The economist said all economic fundamentals are against Namibia and with unemployment standing at 37 percent the country faces a difficult economic situation.
He said some of the major economic factors affecting the Namibian economy negatively are the global economic slowdown, high inflation rate which currently stands at 8,3 percent, interest rate which stands at 14 percent and high fuel prices.
He added that combined with the looming electricity shortage in the entire southern African region and the floods in the northern parts of Namibia, the economic picture is really gloomy.
Kakujaha-Matundu made these observations on Tuesday morning at a media conference where various experts from Unam gave their analysis on key issues the Head of State was expected to address when he delivers the State of the Nation address this afternoon.

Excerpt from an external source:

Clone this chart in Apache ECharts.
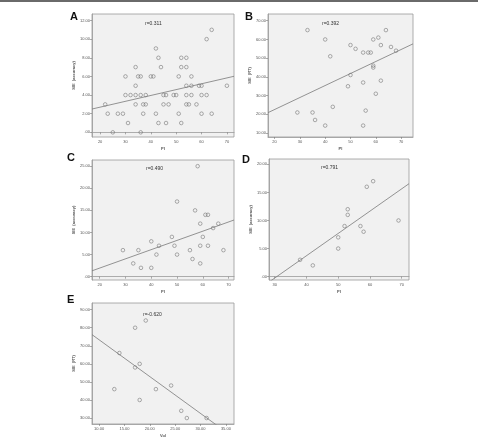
<!DOCTYPE html>
<html>
<head>
<meta charset="utf-8">
<script src="https://cdn.jsdelivr.net/npm/echarts@6/dist/echarts.min.js"></script>
<style>
  html, body { margin: 0; padding: 0; background: #fff; }
  #el { width: 478px; height: 439px; }
</style>
</head>
<body>
<div id="el"></div>
<script>
// panel A: PI vs SIE (accuracy)
const aPI  = [64, 62, 42, 43, 52, 54, 34, 44, 52, 54, 30, 35, 36, 40, 41, 51, 56,
              34, 54, 56, 59, 60, 70, 30, 32, 34, 36, 38, 45, 46, 49, 50, 54, 56, 60, 62,
              22, 34, 37, 38, 45, 47, 54, 55, 58, 23, 27, 29, 37, 42, 51, 60, 64,
              31, 43, 46, 52, 25, 36];
const aSIE = [11, 10, 9, 8, 8, 8, 7, 7, 7, 7, 6, 6, 6, 6, 6, 6, 6,
              5, 5, 5, 5, 5, 5, 4, 4, 4, 4, 4, 4, 4, 4, 4, 4, 4, 4, 4,
              3, 3, 3, 3, 3, 3, 3, 3, 3, 2, 2, 2, 2, 2, 2, 2, 2,
              1, 1, 1, 1, 0, 0];
// panel B: PI vs SIE (RT)
const bPI  = [33, 40, 42, 50, 52, 55, 57, 58, 59, 61, 64, 62, 66, 68, 59, 59, 50, 55, 62, 49, 60, 29, 35, 36, 43, 56, 40, 55];
const bSIE = [65, 60, 51, 57, 55, 53, 53, 53, 60, 61, 65, 57, 56, 54, 46, 45, 41, 37, 38, 35, 31, 21, 21, 17, 24, 22, 14, 14];
// panel C: PI vs SIE (accuracy)
const cPI  = [58, 50, 57, 61, 62, 59, 66, 64, 48, 60, 40, 43, 49, 59, 62, 29, 35, 55, 68, 42, 50, 56, 33, 59, 36, 40];
const cSIE = [25, 17, 15, 14, 14, 12, 12, 11, 9, 9, 8, 7, 7, 7, 7, 6, 6, 6, 6, 5, 5, 4, 3, 3, 2, 2];
// panel D: PI vs SIE (accuracy)
const dPI  = [61, 59, 53, 53, 69, 52, 57, 58, 50, 50, 38, 42];
const dSIE = [17, 16, 12, 11, 10, 9, 9, 8, 7, 5, 3, 2];
// panel E: Vol vs SIE (RT)
const eVol = [19.2, 17.1, 14, 18, 17.1, 13, 21.2, 24.2, 18, 26.2, 27.3, 31.2];
const eSIE = [84, 80, 66, 60, 58, 46, 46, 48, 40, 34, 30, 30];

// tick labels
const piTicks  = [20, 30, 40, 50, 60, 70];
const dPiTicks = [30, 40, 50, 60, 70];
const volTicks = [10, 15, 20, 25, 30, 35];
const aTicks = [0, 2, 4, 6, 8, 10, 12];
const bTicks = [10, 20, 30, 40, 50, 60, 70];
const cTicks = [0, 5, 10, 15, 20, 25];
const dTicks = [0, 5, 10, 15, 20];
const eTicks = [30, 40, 50, 60, 70, 80, 90];

const panelNames = ['A', 'B', 'C', 'D', 'E'];
const rValues = ['0.311', '0.392', '0.490', '0.791', '-0.620'];

const panels = [
  {x: aPI, y: aSIE, xt: piTicks, yt: aTicks, xr: [16.8, 72.8], yr: [-0.5, 12.7], xn: 'PI', yn: 'SIE  (accuracy)', dec: false,
   grid: {left: 92, top: 14, width: 142, height: 123}, lab: [70, 11], r: [145, 21]},
  {x: bPI, y: bSIE, xt: piTicks, yt: bTicks, xr: [17.4, 74.7], yr: [7.9, 73.6], xn: 'PI', yn: 'SIE  (RT)', dec: false,
   grid: {left: 268, top: 14, width: 145, height: 123}, lab: [245, 11], r: [322, 21]},
  {x: cPI, y: cSIE, xt: piTicks, yt: cTicks, xr: [17, 72.1], yr: [-0.75, 26.4], xn: 'PI', yn: 'SIE  (accuracy)', dec: false,
   grid: {left: 92, top: 160, width: 142, height: 120}, lab: [67, 152], r: [146, 166]},
  {x: dPI, y: dSIE, xt: dPiTicks, yt: dTicks, xr: [28.2, 72.3], yr: [-0.6, 20.95], xn: 'PI', yn: 'SIE  (accuracy)', dec: false,
   grid: {left: 269, top: 159, width: 140, height: 121}, lab: [242, 154], r: [321, 165]},
  {x: eVol, y: eSIE, xt: volTicks, yt: eTicks, xr: [8.6, 36.6], yr: [26.7, 93.7], xn: 'Vol', yn: 'SIE  (RT)', dec: true,
   grid: {left: 92, top: 303, width: 142, height: 121}, lab: [67, 294], r: [143, 312]}
];

// least squares line through the points
function fit(xs, ys) {
  const n = xs.length;
  const mx = xs.reduce((a, b) => a + b, 0) / n;
  const my = ys.reduce((a, b) => a + b, 0) / n;
  let sxy = 0, sxx = 0;
  for (let i = 0; i < n; i++) {
    sxy += (xs[i] - mx) * (ys[i] - my);
    sxx += (xs[i] - mx) * (xs[i] - mx);
  }
  const k = sxy / sxx;
  return [k, my - k * mx];
}

const fmt2 = v => v === 0 ? '.00' : v.toFixed(2);
const tiny = {fontSize: 4, color: '#555', fontFamily: 'Arial, Liberation Sans, sans-serif'};

const grids = [], xAxes = [], yAxes = [], series = [], titles = [];

panels.forEach((p, i) => {
  grids.push(Object.assign({show: true, backgroundColor: '#f1f1f1', borderColor: '#9a9a9a', borderWidth: 0.8}, p.grid));
  xAxes.push({
    type: 'value', gridIndex: i, min: p.xr[0], max: p.xr[1],
    name: p.xn, nameLocation: 'middle', nameGap: 10,
    nameTextStyle: Object.assign({}, tiny, {fontWeight: 'bold'}),
    axisLine: {show: true, lineStyle: {color: '#9a9a9a', width: 0.8}},
    axisTick: {show: true, length: 2, customValues: p.xt, lineStyle: {color: '#777', width: 0.6}},
    axisLabel: Object.assign({customValues: p.xt, margin: 3,
      formatter: v => p.dec ? v.toFixed(2) : String(v)}, tiny),
    splitLine: {show: false}
  });
  yAxes.push({
    type: 'value', gridIndex: i, min: p.yr[0], max: p.yr[1],
    name: p.yn, nameLocation: 'middle', nameGap: 13,
    nameTextStyle: Object.assign({}, tiny, {fontWeight: 'bold'}),
    axisLine: {show: true, lineStyle: {color: '#9a9a9a', width: 0.8}},
    axisTick: {show: true, length: 2, customValues: p.yt, lineStyle: {color: '#777', width: 0.6}},
    axisLabel: Object.assign({customValues: p.yt, margin: 2, formatter: fmt2}, tiny),
    splitLine: {show: false}
  });
  series.push({
    type: 'scatter', xAxisIndex: i, yAxisIndex: i,
    data: p.x.map((v, j) => [v, p.y[j]]),
    symbol: 'circle', symbolSize: 3.6,
    itemStyle: {color: 'rgba(0,0,0,0)', borderColor: '#6d6d6d', borderWidth: 0.7},
    silent: true
  });
  const [k, b] = fit(p.x, p.y);
  series.push({
    type: 'line', xAxisIndex: i, yAxisIndex: i,
    data: [[p.xr[0], b + k * p.xr[0]], [p.xr[1], b + k * p.xr[1]]],
    symbol: 'none', clip: true, silent: true,
    lineStyle: {color: '#7a7a7a', width: 0.8}
  });
  titles.push({
    text: panelNames[i], left: p.lab[0], top: p.lab[1], padding: 0,
    textStyle: {fontSize: 11, fontWeight: 'bold', color: '#111', fontFamily: 'Arial, Liberation Sans, sans-serif'}
  });
  titles.push({
    text: '{i|r}=' + rValues[i], left: p.r[0], top: p.r[1], padding: 0,
    textStyle: {fontSize: 5, fontWeight: 'normal', color: '#333', fontFamily: 'Arial, Liberation Sans, sans-serif',
      rich: {i: {fontSize: 5, fontStyle: 'italic', color: '#333'}}}
  });
});

const myChart = echarts.init(document.getElementById('el'), null, {renderer: 'canvas'});
myChart.setOption({
  animation: false,
  backgroundColor: '#fff',
  title: titles,
  grid: grids,
  xAxis: xAxes,
  yAxis: yAxes,
  series: series,
  graphic: [{type: 'rect', shape: {x: 0, y: 0, width: 478, height: 2}, style: {fill: '#6a6a6a'}}]
});
</script>
</body>
</html>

The economist added that the biggest challenge for Pohamba is to inform the Namibian nation how the country is going to address these serious problems.
“The Government must give a data-driven solution to these problems and the solution should be based on a research the Government has undertaken and not a gut-feeling solution.”

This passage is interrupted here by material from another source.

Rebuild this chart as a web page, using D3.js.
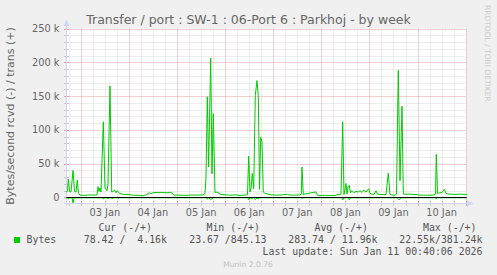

Kakujaha-Matundu said with the high interest rates, people are starting to lose their houses as they simply cannot afford them and the Government must provide relief for home owners before the situation turns into a crisis.
He added that farmers with debts at Agribank are also facing a serious crisis, as interest rates are high while they struggled with drought end of last year.
The economist noted that food prices have increased and low-income earners can simply not afford food, while the Electricity Control Broad is trying to pass high electricity prices onto consumers.
He noted that with the economy slowing down, people are likely to lose their jobs, thus the President should tell the people what his Government is doing.
He added that the President needs to inform farmers what is happening with Economic Partnership Agreements. If there are sticky points, the public must be informed about them.
He said the President should use the State of the Nation address to project the future of the country and as a platform to sell Vision 2030 to the nation.
He concluded that the President should not evade questions from parliamentarians by inviting them to State House but should answer them on the spot because the parliamentarians represent the people.
At the same occasion, Zach Kazapua the Pro-vice Chancellor for Administration and Finance and an expert on education said the big issue the president is expected to address is the Education and Training Sector Improvement Programme.
Kazapua said education in the country is a serious problem especially grades 10 and 12 and the President must allocate funds for research to determine what contributes to the high failure rates in the two grades.
He noted that while it is a welcome move to pump more money into education, it is critical to determine the factors that contribute to the problem.
The pro-vice chancellor said the common factor in schools performing well is that the schools are well-managed and there is better discipline.
He noted that these two factors can be attributed to better-qualified teachers and if research money is allocated to Unam, proper diagnoses can be made.